Now these test DNG images I created are loaded perfectly fine in the 3rd party software called DCRaw (which successfully converts them to standard TIF or PPM images). So at least DCRaw thinks the DNG files in question are up to spec, but what about 1st party Adobe software? Well that's where I have the problem. The problem happens when I try to load the test DNG images into Photoshop via the Adobe Camera Raw plugin (which comes with Photoshop). By the way, I don't know if it matters, but I'm using Photoshop Elements (not standard Photoshop). The error it gives me unfortunately is very generic. It doesn't tell me at all what is wrong with my DNG file. It doesn't say something like "the DNG file is missing tag xxxxxx", or anything like that.
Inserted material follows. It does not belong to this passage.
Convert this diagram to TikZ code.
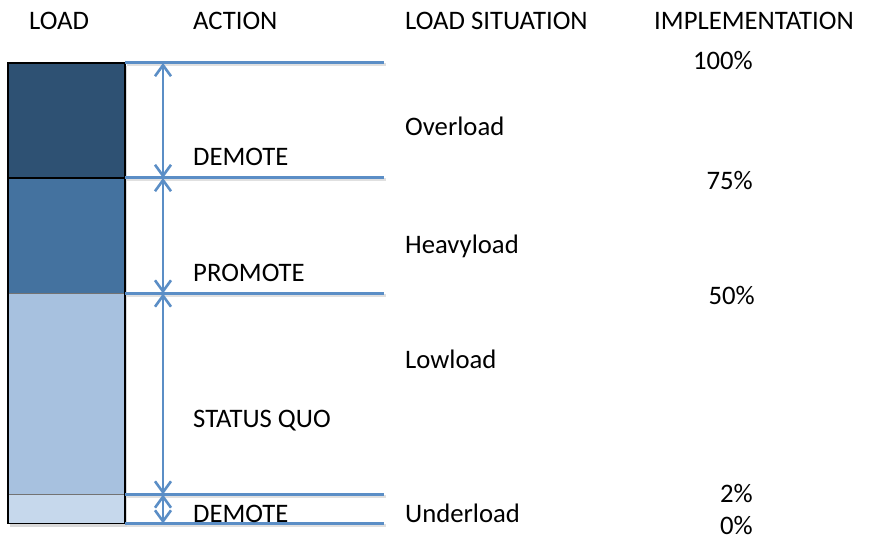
\documentclass[tikz,border=0pt]{standalone}
\usepackage{fontspec}
\setmainfont{Carlito}
\usetikzlibrary{arrows.meta}
\definecolor{cOver}{HTML}{2E5173}
\definecolor{cHeavy}{HTML}{44729F}
\definecolor{cLow}{HTML}{A7C1DF}
\definecolor{cUnder}{HTML}{C6D8EC}
\definecolor{cLine}{HTML}{5B8EC6}
\tikzset{
  lbl/.style={inner sep=0pt, anchor=base west, font=\fontsize{26.7}{32}\selectfont},
  pct/.style={inner sep=0pt, anchor=base east, font=\fontsize{26.7}{32}\selectfont},
  level/.style={draw=cLine, line width=3pt},
  shade/.style={draw=black!12, line width=3pt},
  span/.style={draw=cLine, line width=2.6pt, {Straight Barb[length=11pt,width=16pt,line width=2.6pt]}-{Straight Barb[length=11pt,width=16pt,line width=2.6pt]}},
  seg/.style={line width=1.6pt, draw=black}
}
\begin{document}
\begin{tikzpicture}[x=1pt,y=-1pt]
\useasboundingbox (0,0) rectangle (871,540);
% load bar
\fill[black!15] (10,66) rectangle (127,526.5);
\fill[cOver] (8,63) rectangle (125,178);
\fill[cHeavy] (8,178) rectangle (125,293.5);
\fill[cLow] (8,293.5) rectangle (125,494.5);
\fill[cUnder] (8,494.5) rectangle (125,523.5);
\draw[seg] (8,178) -- (125,178);
\draw[seg, draw=black!55] (8,293.5) -- (125,293.5);
\draw[seg, draw=black!55] (8,494.5) -- (125,494.5);
\draw[seg] (8,63) rectangle (125,523.5);
% level lines
\foreach \n/\y in {0/63,1/178,2/293.5,3/494.5,4/523.5}{
  \coordinate (l\n) at (125,\y);
  \coordinate (r\n) at (384,\y);
  \coordinate (a\n) at (163,\y);
  \draw[shade] ([shift={(1.5,2)}]l\n) -- ([shift={(1.5,2)}]r\n);
  \draw[level] (l\n) -- (r\n);
}
% spans
\draw[span] (a0) -- (a1);
\draw[span] (a1) -- (a2);
\draw[span] (a2) -- (a3);
\draw[span] (a3) -- (a4);
% headers
\node[lbl] (hload) at (29,29.5) {LOAD};
\node[lbl] (hact) at (193,29.5) {ACTION};
\node[lbl] (hsit) at (405,29.5) {LOAD SITUATION};
\node[lbl] (himp) at (654,29.5) {IMPLEMENTATION};
% actions
\node[lbl] (act1) at (193,166) {DEMOTE};
\node[lbl] (act2) at (193,282) {PROMOTE};
\node[lbl] (act3) at (193,427) {STATUS QUO};
\node[lbl] (act4) at (193,522) {DEMOTE};
% situations
\node[lbl] (sit1) at (405,135.5) {Overload};
\node[lbl] (sit2) at (405,253.5) {Heavyload};
\node[lbl] (sit3) at (405,368) {Lowload};
\node[lbl] (sit4) at (405,522) {Underload};
% implementation
\node[pct] (p100) at (753,70) {100\%};
\node[pct] (p75) at (753,189.5) {75\%};
\node[pct] (p50) at (755,305) {50\%};
\node[pct] (p2) at (753,502.5) {2\%};
\node[pct] (p0) at (753,534.5) {0\%};
\end{tikzpicture}
\end{document}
So I have no way of knowing what is wrong with my DNG test files. All it says is:
Photoshop Elements cannot open this file.
If you are attempting to open a raw file from a
digital camera, make sure you have the latest
Camera Raw update installed via Help > Updates...
If the problem persists, visit the following
link for more information
http://www.adobe.com/go/kb407111
So please, if you are an Adobe employee, please tell me what is wrong with the way I've been generating these DNG test files, if in fact I'm not using enough tags to make the file a valid DNG file. And also tell me please, what the minimum requirements are, in terms of which tags are the bare requirements for having a valid DNG file.